==== DATA

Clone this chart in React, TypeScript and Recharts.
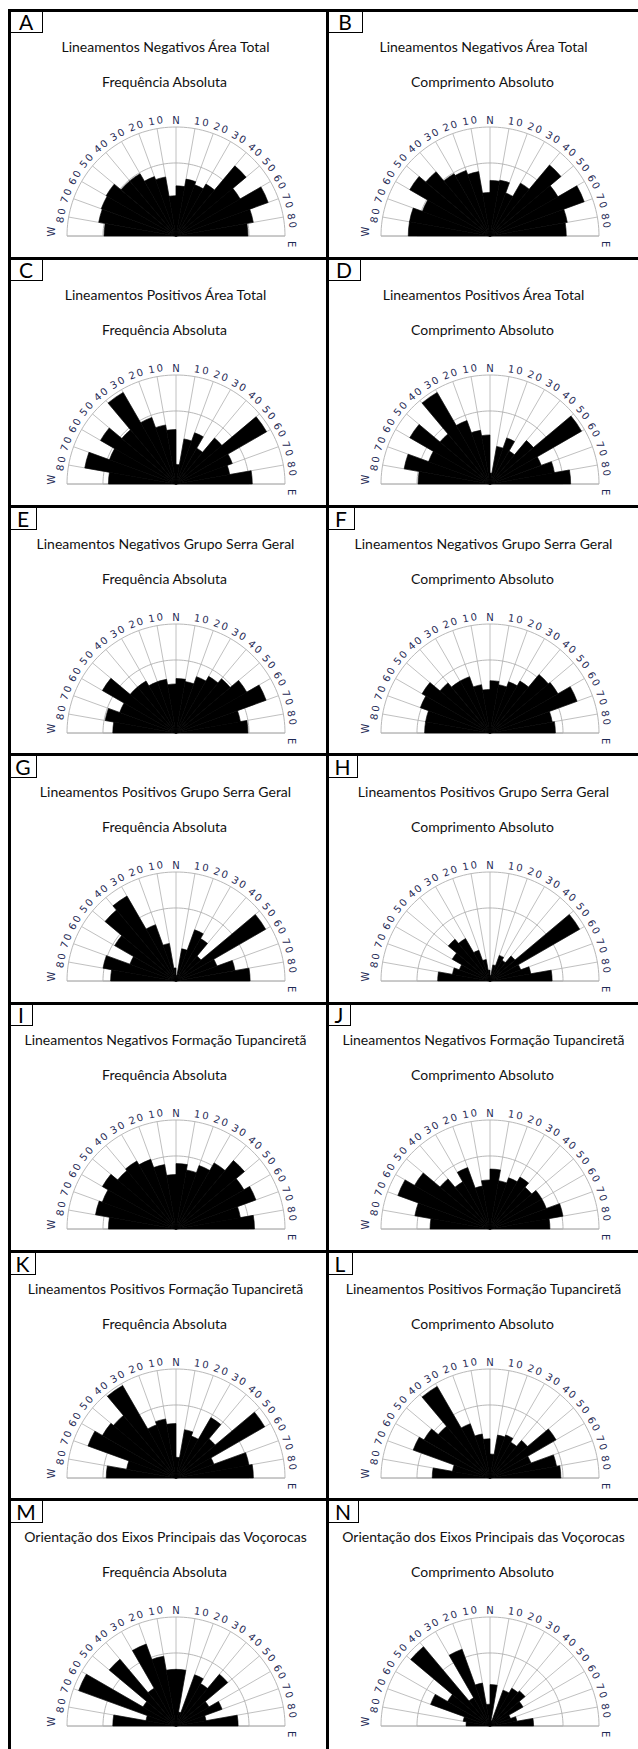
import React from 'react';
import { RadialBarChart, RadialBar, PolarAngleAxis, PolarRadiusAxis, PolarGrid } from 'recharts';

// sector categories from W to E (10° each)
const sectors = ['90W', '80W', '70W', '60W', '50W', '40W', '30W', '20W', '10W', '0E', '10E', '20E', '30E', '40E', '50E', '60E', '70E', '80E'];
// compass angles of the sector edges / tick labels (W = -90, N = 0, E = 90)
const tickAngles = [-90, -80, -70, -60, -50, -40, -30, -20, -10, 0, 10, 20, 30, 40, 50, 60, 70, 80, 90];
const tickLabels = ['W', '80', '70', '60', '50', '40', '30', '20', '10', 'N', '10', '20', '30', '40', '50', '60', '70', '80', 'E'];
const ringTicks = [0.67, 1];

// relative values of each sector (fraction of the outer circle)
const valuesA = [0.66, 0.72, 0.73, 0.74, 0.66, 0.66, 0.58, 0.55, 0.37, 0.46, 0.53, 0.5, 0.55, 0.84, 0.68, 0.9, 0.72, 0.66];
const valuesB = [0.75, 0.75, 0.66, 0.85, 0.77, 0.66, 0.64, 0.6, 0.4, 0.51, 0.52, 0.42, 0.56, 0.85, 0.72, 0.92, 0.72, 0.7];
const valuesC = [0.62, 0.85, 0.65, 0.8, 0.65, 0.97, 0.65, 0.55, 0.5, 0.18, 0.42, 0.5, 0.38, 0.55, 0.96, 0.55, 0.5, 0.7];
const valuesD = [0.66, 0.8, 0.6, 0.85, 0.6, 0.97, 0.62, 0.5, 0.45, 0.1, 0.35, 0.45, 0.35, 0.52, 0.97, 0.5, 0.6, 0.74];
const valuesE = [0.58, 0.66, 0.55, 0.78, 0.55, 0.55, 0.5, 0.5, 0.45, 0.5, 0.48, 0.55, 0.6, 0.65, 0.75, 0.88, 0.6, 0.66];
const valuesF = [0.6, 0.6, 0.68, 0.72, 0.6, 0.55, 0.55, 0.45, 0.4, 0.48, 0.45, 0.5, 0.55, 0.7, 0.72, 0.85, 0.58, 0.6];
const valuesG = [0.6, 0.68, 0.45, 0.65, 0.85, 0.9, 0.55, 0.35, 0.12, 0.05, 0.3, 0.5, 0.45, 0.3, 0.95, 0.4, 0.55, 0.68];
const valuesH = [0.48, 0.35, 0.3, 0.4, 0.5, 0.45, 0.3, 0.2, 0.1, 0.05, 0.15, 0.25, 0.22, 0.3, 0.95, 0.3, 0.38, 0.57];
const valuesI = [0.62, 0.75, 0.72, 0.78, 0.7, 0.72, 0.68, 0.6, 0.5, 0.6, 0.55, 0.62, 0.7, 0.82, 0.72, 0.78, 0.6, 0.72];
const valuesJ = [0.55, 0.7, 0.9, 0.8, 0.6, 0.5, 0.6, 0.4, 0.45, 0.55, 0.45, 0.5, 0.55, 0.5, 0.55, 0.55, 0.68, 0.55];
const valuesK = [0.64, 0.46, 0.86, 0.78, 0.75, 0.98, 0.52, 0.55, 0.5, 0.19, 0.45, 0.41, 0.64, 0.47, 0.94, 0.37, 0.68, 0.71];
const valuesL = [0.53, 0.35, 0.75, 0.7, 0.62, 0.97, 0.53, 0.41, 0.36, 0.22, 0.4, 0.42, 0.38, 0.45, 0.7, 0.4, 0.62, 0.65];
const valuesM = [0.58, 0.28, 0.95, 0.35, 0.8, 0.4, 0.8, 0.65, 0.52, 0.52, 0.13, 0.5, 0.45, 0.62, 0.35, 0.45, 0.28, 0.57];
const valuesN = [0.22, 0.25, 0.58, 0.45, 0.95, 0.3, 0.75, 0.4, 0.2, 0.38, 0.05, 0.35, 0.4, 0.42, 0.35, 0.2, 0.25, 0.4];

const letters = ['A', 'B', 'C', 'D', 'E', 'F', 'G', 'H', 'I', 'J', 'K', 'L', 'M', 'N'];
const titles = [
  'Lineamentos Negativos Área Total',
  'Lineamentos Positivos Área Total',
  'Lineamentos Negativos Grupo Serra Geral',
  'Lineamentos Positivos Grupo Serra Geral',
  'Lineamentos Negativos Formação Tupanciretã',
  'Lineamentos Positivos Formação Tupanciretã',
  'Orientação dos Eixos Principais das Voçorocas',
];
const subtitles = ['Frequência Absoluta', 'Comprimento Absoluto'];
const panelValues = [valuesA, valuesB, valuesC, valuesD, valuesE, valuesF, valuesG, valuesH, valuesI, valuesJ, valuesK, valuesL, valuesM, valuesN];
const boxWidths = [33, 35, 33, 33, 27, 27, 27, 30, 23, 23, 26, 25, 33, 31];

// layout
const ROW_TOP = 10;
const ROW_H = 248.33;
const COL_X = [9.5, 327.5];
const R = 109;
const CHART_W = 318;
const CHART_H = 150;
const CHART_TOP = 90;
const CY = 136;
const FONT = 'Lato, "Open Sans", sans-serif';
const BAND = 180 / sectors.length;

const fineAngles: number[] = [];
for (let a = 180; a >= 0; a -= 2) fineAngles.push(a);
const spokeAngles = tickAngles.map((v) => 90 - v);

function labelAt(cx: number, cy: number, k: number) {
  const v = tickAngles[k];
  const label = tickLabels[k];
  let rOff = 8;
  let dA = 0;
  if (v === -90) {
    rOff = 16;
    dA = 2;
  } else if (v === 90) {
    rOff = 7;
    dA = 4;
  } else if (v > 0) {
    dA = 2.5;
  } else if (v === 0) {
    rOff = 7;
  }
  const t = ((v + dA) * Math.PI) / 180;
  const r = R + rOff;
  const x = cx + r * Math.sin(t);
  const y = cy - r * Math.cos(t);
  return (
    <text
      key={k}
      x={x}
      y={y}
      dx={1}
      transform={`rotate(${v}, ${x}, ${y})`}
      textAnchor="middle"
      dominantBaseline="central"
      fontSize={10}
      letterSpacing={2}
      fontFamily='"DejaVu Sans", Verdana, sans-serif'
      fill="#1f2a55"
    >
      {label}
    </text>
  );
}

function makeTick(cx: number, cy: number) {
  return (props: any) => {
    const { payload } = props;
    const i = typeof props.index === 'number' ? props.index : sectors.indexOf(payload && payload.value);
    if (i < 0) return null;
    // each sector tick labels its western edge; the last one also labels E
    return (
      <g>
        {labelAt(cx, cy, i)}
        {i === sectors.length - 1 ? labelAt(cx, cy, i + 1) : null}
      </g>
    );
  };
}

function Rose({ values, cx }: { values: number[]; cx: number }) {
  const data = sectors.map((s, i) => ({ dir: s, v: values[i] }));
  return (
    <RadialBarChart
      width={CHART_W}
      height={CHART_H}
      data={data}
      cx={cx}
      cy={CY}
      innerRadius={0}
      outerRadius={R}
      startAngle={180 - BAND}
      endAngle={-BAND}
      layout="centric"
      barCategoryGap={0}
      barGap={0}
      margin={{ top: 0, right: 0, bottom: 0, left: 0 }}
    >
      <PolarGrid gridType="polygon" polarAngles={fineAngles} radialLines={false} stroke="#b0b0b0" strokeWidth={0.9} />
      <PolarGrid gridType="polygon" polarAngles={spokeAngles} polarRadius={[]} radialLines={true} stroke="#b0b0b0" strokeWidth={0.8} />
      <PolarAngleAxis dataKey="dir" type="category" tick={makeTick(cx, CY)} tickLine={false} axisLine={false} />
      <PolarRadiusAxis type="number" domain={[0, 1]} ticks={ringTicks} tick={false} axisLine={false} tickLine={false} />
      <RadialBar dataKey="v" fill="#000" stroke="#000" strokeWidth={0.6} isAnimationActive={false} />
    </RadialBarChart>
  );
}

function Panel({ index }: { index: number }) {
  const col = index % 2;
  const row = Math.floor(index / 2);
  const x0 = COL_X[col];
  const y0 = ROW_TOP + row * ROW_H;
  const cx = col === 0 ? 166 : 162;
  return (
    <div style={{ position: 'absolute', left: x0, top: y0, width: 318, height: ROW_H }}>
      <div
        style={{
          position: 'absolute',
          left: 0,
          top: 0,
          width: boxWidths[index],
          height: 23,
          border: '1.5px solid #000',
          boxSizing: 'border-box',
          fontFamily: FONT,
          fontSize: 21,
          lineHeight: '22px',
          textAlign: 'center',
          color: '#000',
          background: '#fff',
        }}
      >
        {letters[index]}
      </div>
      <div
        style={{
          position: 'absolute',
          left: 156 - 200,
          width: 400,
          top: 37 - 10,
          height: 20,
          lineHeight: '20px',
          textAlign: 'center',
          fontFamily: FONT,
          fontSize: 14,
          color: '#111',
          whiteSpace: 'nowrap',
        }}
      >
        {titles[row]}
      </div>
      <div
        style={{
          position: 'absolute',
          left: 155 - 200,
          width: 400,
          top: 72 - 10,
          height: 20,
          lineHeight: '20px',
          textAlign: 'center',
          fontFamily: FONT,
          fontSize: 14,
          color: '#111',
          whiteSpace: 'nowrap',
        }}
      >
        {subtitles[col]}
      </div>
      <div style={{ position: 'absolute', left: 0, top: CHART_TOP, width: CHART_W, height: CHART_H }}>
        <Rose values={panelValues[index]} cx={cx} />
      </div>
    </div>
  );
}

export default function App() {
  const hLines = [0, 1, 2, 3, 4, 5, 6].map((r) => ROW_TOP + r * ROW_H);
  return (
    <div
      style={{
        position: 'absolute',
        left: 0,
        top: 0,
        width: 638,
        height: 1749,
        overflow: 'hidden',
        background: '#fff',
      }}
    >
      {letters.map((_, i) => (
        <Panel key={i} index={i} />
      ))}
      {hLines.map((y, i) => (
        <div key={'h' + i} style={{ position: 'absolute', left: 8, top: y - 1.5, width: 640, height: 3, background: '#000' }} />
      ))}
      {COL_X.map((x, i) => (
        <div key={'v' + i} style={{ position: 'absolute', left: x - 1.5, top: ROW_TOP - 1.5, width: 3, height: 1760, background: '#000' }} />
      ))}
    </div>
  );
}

========

▸ **EXERCISE DIRECTIONS**:
From the first line of the material down to the line containing "PolarAngleAxis, PolarRadiusAxis, PolarGrid", inclusive, return each line exactly, skipping any picture.

▸ **THE SOLUTION**:
Clone this chart in React, TypeScript and Recharts.
import React from 'react';
import { RadialBarChart, RadialBar, PolarAngleAxis, PolarRadiusAxis, PolarGrid } from 'recharts';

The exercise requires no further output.